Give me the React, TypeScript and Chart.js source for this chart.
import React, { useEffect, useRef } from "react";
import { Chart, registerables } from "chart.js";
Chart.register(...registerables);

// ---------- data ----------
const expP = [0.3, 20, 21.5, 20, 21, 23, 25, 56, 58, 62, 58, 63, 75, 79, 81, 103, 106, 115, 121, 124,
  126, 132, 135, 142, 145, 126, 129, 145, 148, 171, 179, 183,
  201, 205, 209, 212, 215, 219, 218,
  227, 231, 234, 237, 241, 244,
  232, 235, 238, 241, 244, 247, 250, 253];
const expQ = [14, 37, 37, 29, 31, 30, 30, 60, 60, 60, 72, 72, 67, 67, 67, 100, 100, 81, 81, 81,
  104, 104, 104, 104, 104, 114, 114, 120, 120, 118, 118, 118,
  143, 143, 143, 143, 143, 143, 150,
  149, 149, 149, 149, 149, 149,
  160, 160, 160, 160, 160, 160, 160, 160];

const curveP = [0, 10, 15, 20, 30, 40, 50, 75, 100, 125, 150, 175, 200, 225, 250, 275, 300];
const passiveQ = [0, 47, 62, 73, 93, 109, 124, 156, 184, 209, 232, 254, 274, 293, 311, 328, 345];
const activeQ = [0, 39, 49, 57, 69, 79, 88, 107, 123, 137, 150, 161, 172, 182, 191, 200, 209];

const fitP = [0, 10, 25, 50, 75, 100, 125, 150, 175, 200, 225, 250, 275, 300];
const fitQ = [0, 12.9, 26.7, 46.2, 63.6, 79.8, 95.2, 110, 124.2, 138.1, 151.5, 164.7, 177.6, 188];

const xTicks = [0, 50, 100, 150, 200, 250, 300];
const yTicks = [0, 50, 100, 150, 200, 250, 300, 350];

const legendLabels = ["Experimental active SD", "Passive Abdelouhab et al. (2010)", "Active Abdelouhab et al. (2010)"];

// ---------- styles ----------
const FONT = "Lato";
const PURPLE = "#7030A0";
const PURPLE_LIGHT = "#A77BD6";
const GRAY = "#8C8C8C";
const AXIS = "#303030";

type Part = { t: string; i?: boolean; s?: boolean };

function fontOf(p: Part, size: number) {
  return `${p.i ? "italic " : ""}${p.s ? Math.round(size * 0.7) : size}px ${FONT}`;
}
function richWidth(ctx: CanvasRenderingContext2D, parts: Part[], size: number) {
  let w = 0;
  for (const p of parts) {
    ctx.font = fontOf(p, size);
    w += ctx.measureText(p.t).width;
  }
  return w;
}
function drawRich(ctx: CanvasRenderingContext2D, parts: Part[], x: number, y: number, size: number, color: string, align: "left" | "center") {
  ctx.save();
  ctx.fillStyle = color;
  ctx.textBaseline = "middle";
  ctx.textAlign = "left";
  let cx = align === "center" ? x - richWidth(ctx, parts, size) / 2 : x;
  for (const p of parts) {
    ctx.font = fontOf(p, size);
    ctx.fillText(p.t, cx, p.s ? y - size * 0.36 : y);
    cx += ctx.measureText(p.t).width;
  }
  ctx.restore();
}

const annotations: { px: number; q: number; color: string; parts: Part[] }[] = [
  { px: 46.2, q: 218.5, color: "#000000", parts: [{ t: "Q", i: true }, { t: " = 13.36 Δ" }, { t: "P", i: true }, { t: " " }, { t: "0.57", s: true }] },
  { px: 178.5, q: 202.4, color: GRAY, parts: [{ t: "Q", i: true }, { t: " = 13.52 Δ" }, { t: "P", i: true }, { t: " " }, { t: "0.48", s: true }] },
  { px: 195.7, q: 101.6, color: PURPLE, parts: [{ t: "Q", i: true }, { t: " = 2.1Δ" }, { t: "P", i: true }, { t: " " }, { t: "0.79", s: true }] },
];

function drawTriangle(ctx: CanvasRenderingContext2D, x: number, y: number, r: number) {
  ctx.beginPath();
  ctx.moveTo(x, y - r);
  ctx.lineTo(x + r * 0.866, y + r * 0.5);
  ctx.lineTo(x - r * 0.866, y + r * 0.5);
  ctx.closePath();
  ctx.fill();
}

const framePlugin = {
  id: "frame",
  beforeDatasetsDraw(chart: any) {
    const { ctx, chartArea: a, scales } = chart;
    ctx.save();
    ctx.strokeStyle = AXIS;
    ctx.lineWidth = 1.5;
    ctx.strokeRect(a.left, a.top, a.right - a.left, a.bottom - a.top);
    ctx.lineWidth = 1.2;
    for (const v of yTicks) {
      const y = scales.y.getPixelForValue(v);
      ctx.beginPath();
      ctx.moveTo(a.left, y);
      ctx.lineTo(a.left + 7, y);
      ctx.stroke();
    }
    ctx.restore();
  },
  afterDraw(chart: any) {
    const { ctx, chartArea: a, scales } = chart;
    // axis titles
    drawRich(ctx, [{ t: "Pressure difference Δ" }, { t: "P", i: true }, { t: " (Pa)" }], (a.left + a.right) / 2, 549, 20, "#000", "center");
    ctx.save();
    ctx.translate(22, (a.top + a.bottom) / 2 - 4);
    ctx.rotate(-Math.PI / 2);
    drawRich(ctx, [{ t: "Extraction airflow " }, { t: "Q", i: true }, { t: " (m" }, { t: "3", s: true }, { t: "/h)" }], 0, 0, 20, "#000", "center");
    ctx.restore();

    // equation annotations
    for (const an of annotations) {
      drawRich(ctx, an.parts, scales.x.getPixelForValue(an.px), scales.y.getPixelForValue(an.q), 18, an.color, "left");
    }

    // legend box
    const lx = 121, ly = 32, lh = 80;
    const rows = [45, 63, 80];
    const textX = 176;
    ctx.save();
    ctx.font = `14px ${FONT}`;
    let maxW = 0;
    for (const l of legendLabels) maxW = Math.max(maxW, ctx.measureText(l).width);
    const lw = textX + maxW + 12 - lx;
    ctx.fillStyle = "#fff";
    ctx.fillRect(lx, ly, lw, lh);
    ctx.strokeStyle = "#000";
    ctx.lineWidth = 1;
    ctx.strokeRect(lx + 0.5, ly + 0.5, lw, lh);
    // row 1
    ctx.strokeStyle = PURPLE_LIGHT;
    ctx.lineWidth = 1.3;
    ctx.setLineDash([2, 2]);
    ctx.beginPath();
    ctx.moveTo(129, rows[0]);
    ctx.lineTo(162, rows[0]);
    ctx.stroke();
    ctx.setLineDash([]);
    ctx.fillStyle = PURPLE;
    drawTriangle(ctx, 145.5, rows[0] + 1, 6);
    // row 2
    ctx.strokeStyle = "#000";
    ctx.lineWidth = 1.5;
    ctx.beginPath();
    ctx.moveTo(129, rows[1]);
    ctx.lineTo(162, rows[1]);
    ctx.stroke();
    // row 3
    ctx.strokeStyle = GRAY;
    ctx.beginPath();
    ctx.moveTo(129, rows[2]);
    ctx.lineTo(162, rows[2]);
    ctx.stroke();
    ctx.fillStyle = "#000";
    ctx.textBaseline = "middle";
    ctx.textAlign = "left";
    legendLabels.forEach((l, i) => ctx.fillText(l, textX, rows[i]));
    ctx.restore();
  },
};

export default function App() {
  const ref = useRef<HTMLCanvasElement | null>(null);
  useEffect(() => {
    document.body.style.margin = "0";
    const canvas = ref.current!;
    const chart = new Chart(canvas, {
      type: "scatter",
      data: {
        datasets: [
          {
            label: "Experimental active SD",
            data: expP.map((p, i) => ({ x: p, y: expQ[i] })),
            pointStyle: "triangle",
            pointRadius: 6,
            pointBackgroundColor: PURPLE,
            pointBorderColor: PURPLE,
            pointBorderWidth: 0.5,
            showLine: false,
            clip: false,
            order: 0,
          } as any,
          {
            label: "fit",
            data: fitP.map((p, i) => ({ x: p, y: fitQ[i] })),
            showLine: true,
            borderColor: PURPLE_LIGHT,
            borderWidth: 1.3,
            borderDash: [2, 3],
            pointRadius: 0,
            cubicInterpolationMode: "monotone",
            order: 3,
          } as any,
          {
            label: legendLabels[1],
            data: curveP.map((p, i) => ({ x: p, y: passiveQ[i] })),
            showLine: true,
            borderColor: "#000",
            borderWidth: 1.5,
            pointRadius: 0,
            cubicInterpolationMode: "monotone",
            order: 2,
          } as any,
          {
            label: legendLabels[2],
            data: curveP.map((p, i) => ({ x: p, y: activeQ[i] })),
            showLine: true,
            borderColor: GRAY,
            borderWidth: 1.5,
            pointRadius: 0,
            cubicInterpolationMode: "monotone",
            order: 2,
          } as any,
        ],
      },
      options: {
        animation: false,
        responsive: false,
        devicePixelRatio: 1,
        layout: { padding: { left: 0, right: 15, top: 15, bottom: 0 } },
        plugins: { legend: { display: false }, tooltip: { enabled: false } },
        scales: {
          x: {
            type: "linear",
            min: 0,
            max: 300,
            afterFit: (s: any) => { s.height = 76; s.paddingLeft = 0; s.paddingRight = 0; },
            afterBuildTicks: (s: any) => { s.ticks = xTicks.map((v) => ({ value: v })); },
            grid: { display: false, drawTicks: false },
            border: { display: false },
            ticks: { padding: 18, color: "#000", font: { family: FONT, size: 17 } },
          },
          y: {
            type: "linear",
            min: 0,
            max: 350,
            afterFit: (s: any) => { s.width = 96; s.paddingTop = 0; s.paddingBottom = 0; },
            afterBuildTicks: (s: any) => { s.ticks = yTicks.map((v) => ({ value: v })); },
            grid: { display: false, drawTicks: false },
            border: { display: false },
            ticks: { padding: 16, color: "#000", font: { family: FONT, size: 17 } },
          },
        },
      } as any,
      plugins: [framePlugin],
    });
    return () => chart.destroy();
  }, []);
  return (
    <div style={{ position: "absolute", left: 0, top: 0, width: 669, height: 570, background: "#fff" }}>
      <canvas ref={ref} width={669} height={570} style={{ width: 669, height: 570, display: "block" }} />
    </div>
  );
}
========================================
**REQUIRED WORK**:
Please repeat word for word the lines above that run from the beginning through the line containing "Chart.register(...registerables);", keeping both the first and that last line.

**EXERCISE OUTPUT**:
Give me the React, TypeScript and Chart.js source for this chart.
import React, { useEffect, useRef } from "react";
import { Chart, registerables } from "chart.js";
Chart.register(...registerables);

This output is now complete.